◆ **DATA PROVIDED**:
+---+

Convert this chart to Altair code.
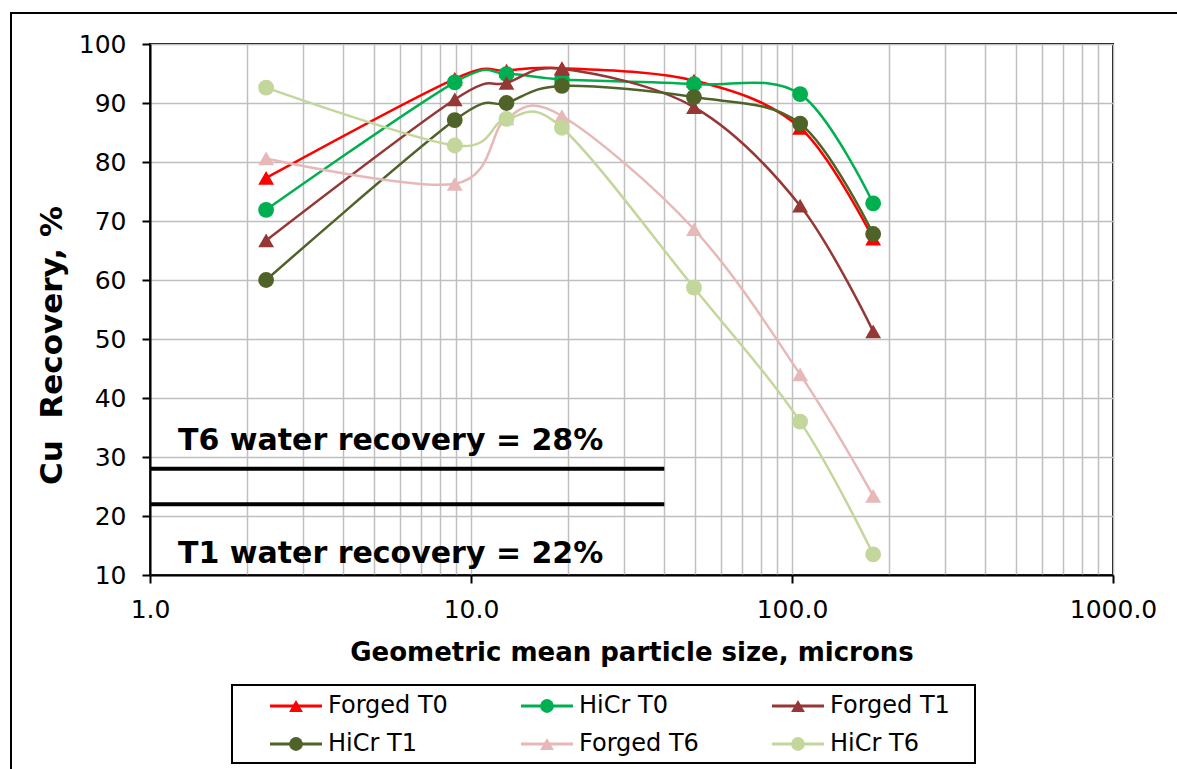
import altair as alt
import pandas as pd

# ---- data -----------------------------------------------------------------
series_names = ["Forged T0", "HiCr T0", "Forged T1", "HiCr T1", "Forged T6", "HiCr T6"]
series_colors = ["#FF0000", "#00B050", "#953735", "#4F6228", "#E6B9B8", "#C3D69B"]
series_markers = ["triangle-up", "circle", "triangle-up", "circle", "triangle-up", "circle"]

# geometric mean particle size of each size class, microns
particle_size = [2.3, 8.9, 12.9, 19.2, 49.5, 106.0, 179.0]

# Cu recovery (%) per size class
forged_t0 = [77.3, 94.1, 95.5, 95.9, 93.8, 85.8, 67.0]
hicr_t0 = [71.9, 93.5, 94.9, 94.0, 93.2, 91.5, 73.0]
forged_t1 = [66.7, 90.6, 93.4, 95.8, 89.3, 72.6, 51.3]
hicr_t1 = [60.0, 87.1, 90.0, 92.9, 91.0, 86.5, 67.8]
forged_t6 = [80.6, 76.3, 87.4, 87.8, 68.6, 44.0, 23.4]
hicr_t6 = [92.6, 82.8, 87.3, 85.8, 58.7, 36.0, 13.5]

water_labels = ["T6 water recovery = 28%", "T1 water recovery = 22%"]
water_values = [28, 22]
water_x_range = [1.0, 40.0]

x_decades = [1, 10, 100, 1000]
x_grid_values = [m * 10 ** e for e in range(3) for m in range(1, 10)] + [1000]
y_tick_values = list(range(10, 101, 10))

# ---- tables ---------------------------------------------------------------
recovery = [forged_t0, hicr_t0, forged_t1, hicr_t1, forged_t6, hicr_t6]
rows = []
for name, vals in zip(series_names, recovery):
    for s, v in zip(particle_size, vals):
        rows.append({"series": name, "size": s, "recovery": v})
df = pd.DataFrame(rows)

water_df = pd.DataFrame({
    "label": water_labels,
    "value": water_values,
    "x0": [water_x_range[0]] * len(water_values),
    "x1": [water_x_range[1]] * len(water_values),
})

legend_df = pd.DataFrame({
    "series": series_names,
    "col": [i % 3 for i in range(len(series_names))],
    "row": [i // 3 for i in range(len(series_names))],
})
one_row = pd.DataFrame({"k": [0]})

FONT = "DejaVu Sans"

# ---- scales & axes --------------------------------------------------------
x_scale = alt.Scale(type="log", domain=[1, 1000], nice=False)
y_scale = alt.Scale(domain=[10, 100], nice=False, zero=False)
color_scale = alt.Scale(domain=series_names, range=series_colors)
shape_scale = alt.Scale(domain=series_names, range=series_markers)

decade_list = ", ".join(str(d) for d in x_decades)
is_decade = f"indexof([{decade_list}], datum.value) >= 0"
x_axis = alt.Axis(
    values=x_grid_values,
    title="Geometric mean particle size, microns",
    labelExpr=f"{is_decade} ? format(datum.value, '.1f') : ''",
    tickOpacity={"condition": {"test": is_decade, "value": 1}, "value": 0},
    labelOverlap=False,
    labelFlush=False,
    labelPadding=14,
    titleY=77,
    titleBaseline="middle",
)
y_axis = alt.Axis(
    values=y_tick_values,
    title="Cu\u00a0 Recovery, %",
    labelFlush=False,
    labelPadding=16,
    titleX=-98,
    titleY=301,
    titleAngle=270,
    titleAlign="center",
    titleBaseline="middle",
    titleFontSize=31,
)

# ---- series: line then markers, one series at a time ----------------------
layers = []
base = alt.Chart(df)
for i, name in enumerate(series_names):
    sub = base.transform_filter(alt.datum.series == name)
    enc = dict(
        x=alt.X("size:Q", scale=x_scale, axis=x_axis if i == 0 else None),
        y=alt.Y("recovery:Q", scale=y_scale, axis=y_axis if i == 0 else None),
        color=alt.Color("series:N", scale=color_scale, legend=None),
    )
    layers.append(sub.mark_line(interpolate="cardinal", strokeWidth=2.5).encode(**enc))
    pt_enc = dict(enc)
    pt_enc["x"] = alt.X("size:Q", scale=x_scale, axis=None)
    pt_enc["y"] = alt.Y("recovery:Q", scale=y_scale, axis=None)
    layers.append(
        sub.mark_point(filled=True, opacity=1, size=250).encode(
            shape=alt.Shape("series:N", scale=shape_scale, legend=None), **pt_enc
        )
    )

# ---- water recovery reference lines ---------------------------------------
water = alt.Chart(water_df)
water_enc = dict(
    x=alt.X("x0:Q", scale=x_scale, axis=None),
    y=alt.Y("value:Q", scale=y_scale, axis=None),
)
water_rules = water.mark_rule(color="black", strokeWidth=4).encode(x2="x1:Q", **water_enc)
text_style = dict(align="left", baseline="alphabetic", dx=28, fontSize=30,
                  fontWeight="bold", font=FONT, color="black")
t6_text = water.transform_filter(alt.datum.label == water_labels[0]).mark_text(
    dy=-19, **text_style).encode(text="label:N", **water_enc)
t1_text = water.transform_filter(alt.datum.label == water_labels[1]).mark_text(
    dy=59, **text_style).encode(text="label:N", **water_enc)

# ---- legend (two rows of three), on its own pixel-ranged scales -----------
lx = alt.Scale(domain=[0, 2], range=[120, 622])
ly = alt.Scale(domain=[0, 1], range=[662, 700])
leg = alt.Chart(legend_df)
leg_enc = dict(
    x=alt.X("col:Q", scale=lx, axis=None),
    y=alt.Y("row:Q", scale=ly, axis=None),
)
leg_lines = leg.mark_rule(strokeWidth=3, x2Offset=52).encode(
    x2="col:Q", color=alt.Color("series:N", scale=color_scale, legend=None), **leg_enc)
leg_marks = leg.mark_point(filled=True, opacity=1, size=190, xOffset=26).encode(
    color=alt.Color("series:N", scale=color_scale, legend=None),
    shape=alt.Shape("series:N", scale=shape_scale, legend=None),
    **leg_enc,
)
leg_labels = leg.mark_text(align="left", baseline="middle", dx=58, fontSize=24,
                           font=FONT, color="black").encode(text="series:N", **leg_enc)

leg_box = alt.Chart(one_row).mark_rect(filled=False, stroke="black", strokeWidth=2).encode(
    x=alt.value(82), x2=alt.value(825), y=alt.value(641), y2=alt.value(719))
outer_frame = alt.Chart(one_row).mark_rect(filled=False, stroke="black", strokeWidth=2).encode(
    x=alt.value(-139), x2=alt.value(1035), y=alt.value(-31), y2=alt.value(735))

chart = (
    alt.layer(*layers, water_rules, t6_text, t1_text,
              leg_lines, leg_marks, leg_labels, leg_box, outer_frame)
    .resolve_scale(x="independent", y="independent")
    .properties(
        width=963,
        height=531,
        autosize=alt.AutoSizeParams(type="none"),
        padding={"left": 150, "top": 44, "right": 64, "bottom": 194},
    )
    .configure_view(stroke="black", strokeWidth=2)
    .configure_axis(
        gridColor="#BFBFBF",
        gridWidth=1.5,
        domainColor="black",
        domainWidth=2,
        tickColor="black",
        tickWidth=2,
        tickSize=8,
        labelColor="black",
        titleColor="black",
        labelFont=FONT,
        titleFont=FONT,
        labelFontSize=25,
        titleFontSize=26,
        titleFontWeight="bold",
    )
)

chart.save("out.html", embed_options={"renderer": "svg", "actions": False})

+---+

◆ **REQUIRED WORK**:
Give again exactly the lines running from the beginning of the material above through the line that contains "df = pd.DataFrame(rows)", and leave out every picture.

◆ **FULL OUTPUT**:
Convert this chart to Altair code.
import altair as alt
import pandas as pd

# ---- data -----------------------------------------------------------------
series_names = ["Forged T0", "HiCr T0", "Forged T1", "HiCr T1", "Forged T6", "HiCr T6"]
series_colors = ["#FF0000", "#00B050", "#953735", "#4F6228", "#E6B9B8", "#C3D69B"]
series_markers = ["triangle-up", "circle", "triangle-up", "circle", "triangle-up", "circle"]

# geometric mean particle size of each size class, microns
particle_size = [2.3, 8.9, 12.9, 19.2, 49.5, 106.0, 179.0]

# Cu recovery (%) per size class
forged_t0 = [77.3, 94.1, 95.5, 95.9, 93.8, 85.8, 67.0]
hicr_t0 = [71.9, 93.5, 94.9, 94.0, 93.2, 91.5, 73.0]
forged_t1 = [66.7, 90.6, 93.4, 95.8, 89.3, 72.6, 51.3]
hicr_t1 = [60.0, 87.1, 90.0, 92.9, 91.0, 86.5, 67.8]
forged_t6 = [80.6, 76.3, 87.4, 87.8, 68.6, 44.0, 23.4]
hicr_t6 = [92.6, 82.8, 87.3, 85.8, 58.7, 36.0, 13.5]

water_labels = ["T6 water recovery = 28%", "T1 water recovery = 22%"]
water_values = [28, 22]
water_x_range = [1.0, 40.0]

x_decades = [1, 10, 100, 1000]
x_grid_values = [m * 10 ** e for e in range(3) for m in range(1, 10)] + [1000]
y_tick_values = list(range(10, 101, 10))

# ---- tables ---------------------------------------------------------------
recovery = [forged_t0, hicr_t0, forged_t1, hicr_t1, forged_t6, hicr_t6]
rows = []
for name, vals in zip(series_names, recovery):
    for s, v in zip(particle_size, vals):
        rows.append({"series": name, "size": s, "recovery": v})
df = pd.DataFrame(rows)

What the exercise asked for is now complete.